_DIRECTION_
Retype precisely the section of the data that starts at the line containing "Recreate this image" and runs to its final line, ends included.

Rows from a dataset
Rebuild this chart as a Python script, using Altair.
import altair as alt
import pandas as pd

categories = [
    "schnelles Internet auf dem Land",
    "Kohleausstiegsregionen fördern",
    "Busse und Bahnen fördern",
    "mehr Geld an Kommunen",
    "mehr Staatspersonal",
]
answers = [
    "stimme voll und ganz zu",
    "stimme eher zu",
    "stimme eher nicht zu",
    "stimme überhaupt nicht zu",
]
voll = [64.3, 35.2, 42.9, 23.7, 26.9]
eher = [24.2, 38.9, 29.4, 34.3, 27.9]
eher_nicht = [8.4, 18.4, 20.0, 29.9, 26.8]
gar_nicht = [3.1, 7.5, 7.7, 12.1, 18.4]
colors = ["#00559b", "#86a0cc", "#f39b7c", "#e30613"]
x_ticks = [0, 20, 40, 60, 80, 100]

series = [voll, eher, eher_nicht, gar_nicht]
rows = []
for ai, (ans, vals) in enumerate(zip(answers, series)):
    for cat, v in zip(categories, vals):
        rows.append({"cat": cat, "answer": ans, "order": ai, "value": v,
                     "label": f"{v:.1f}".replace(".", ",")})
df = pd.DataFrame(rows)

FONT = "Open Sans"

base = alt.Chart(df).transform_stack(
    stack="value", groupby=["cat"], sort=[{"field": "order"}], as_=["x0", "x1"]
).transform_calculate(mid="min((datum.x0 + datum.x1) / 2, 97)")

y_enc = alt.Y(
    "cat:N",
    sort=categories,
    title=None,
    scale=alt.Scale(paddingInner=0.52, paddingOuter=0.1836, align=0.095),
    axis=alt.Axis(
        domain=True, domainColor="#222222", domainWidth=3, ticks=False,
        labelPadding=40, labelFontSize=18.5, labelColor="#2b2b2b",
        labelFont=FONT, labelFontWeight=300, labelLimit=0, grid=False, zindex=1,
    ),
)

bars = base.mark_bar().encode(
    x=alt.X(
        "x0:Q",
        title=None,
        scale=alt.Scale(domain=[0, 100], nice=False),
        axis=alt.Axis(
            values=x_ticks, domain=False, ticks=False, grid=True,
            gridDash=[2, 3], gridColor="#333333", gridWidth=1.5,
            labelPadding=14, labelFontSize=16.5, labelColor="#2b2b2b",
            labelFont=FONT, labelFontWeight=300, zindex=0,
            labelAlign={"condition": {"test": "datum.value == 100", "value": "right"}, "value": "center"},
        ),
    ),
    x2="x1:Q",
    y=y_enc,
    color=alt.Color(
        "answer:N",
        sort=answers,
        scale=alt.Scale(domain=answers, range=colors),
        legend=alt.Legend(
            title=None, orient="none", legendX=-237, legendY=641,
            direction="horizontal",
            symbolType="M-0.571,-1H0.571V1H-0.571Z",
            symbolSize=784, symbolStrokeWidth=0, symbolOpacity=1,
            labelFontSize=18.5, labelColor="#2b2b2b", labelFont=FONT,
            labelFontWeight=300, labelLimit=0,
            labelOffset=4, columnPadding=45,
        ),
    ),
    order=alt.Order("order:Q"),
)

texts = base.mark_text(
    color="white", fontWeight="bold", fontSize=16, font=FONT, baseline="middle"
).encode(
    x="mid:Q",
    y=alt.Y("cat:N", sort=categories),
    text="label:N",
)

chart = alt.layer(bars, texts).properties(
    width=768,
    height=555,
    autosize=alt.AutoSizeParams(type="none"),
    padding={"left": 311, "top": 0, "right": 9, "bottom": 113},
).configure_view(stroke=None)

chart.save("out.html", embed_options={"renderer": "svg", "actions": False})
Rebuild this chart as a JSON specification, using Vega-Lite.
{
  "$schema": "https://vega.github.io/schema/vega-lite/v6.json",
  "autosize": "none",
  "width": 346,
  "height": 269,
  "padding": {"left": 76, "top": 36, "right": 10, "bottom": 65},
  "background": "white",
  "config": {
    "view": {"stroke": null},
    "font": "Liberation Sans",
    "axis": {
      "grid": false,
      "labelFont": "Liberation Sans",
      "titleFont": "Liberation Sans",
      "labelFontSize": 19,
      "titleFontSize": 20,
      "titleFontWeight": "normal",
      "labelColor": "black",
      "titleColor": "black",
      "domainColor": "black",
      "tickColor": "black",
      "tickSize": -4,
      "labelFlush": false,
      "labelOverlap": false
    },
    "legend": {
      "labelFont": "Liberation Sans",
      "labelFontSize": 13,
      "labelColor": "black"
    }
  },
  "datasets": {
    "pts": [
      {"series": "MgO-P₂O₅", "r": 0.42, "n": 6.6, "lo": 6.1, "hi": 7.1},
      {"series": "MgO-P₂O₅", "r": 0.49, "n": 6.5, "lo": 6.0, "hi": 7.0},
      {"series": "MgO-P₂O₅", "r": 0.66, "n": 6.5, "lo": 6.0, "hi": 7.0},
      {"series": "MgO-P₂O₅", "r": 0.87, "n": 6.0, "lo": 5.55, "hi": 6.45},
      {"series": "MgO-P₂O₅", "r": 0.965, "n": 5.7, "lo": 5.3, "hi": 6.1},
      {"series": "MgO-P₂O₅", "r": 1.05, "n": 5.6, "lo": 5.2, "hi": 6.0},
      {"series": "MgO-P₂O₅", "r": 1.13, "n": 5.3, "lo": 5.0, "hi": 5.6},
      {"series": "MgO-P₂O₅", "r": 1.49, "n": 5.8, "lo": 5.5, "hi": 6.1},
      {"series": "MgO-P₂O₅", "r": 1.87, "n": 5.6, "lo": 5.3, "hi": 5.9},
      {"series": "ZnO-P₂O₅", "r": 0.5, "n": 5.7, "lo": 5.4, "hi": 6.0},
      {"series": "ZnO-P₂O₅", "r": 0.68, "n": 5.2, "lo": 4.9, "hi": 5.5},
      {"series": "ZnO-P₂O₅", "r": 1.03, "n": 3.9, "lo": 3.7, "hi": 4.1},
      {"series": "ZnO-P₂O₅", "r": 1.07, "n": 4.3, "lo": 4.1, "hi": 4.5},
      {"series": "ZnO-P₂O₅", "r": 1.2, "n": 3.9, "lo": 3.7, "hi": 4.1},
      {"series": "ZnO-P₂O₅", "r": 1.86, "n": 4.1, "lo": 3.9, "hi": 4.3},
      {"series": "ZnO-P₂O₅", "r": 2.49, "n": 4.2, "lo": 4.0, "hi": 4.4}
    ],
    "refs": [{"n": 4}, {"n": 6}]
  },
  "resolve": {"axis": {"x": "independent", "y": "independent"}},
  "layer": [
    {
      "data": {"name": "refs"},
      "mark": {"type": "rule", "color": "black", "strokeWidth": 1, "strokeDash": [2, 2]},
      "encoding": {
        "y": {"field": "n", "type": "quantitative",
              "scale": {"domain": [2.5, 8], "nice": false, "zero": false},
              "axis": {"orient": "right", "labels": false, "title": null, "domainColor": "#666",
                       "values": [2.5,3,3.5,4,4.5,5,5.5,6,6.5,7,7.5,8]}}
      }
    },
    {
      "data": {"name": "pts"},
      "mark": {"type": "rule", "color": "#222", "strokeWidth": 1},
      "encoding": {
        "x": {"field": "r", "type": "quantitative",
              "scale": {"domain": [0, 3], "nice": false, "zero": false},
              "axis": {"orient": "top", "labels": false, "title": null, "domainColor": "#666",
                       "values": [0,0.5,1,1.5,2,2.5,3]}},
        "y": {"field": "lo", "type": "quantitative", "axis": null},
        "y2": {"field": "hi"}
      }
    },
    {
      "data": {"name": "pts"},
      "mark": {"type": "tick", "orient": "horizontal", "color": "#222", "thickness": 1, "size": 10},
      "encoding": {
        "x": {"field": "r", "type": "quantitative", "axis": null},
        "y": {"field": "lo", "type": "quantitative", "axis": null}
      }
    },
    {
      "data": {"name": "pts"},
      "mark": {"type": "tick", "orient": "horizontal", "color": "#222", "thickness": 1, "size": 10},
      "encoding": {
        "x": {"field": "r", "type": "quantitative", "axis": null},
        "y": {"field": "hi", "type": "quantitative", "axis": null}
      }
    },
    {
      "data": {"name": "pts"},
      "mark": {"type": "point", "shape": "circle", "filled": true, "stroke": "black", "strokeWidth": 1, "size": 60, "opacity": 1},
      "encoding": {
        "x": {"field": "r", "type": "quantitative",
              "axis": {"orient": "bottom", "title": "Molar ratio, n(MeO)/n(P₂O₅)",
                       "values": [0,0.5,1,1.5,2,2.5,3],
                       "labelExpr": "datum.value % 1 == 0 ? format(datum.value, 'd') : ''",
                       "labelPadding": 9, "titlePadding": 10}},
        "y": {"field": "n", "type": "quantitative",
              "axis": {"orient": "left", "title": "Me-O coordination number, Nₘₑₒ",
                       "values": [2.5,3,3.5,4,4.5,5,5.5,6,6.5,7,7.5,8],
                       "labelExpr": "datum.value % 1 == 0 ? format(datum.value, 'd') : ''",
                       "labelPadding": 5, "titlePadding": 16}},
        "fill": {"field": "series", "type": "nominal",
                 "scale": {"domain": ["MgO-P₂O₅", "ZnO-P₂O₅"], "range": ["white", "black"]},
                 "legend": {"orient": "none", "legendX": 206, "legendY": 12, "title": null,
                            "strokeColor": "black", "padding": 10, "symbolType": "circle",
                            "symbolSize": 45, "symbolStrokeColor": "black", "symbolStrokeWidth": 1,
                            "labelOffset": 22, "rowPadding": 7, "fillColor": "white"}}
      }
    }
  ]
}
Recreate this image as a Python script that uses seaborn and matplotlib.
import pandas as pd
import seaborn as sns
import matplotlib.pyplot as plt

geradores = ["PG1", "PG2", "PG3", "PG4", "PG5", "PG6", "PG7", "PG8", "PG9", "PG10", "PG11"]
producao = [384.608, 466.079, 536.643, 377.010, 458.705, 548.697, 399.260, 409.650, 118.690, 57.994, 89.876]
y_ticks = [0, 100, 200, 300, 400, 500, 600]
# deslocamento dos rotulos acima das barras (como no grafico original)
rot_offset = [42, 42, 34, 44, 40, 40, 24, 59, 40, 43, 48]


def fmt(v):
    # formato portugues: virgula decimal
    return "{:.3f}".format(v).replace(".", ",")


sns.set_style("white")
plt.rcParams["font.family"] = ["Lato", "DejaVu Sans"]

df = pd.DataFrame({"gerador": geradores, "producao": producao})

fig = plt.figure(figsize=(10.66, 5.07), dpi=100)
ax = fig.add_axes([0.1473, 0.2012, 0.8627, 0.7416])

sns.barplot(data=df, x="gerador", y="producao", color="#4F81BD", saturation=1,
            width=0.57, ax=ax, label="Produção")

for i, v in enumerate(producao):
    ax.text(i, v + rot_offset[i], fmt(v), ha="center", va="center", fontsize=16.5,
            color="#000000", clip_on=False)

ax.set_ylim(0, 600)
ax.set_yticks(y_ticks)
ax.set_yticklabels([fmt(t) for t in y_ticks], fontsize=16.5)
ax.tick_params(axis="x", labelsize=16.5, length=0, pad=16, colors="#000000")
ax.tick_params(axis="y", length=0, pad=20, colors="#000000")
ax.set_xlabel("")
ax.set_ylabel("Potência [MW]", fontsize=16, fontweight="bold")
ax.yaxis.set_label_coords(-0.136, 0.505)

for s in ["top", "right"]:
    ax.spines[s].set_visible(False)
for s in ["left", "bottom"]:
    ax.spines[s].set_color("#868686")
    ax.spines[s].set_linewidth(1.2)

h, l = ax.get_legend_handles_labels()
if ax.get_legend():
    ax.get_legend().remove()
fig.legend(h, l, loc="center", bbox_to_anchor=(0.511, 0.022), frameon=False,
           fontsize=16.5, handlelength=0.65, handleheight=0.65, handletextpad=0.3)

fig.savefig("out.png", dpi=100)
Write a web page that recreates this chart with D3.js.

_WRITTEN RESPONSE_
Recreate this image as a Python script that uses seaborn and matplotlib.
import pandas as pd
import seaborn as sns
import matplotlib.pyplot as plt

geradores = ["PG1", "PG2", "PG3", "PG4", "PG5", "PG6", "PG7", "PG8", "PG9", "PG10", "PG11"]
producao = [384.608, 466.079, 536.643, 377.010, 458.705, 548.697, 399.260, 409.650, 118.690, 57.994, 89.876]
y_ticks = [0, 100, 200, 300, 400, 500, 600]
# deslocamento dos rotulos acima das barras (como no grafico original)
rot_offset = [42, 42, 34, 44, 40, 40, 24, 59, 40, 43, 48]


def fmt(v):
    # formato portugues: virgula decimal
    return "{:.3f}".format(v).replace(".", ",")


sns.set_style("white")
plt.rcParams["font.family"] = ["Lato", "DejaVu Sans"]

df = pd.DataFrame({"gerador": geradores, "producao": producao})

fig = plt.figure(figsize=(10.66, 5.07), dpi=100)
ax = fig.add_axes([0.1473, 0.2012, 0.8627, 0.7416])

sns.barplot(data=df, x="gerador", y="producao", color="#4F81BD", saturation=1,
            width=0.57, ax=ax, label="Produção")

for i, v in enumerate(producao):
    ax.text(i, v + rot_offset[i], fmt(v), ha="center", va="center", fontsize=16.5,
            color="#000000", clip_on=False)

ax.set_ylim(0, 600)
ax.set_yticks(y_ticks)
ax.set_yticklabels([fmt(t) for t in y_ticks], fontsize=16.5)
ax.tick_params(axis="x", labelsize=16.5, length=0, pad=16, colors="#000000")
ax.tick_params(axis="y", length=0, pad=20, colors="#000000")
ax.set_xlabel("")
ax.set_ylabel("Potência [MW]", fontsize=16, fontweight="bold")
ax.yaxis.set_label_coords(-0.136, 0.505)

for s in ["top", "right"]:
    ax.spines[s].set_visible(False)
for s in ["left", "bottom"]:
    ax.spines[s].set_color("#868686")
    ax.spines[s].set_linewidth(1.2)

h, l = ax.get_legend_handles_labels()
if ax.get_legend():
    ax.get_legend().remove()
fig.legend(h, l, loc="center", bbox_to_anchor=(0.511, 0.022), frameon=False,
           fontsize=16.5, handlelength=0.65, handleheight=0.65, handletextpad=0.3)

fig.savefig("out.png", dpi=100)
Write a web page that recreates this chart with D3.js.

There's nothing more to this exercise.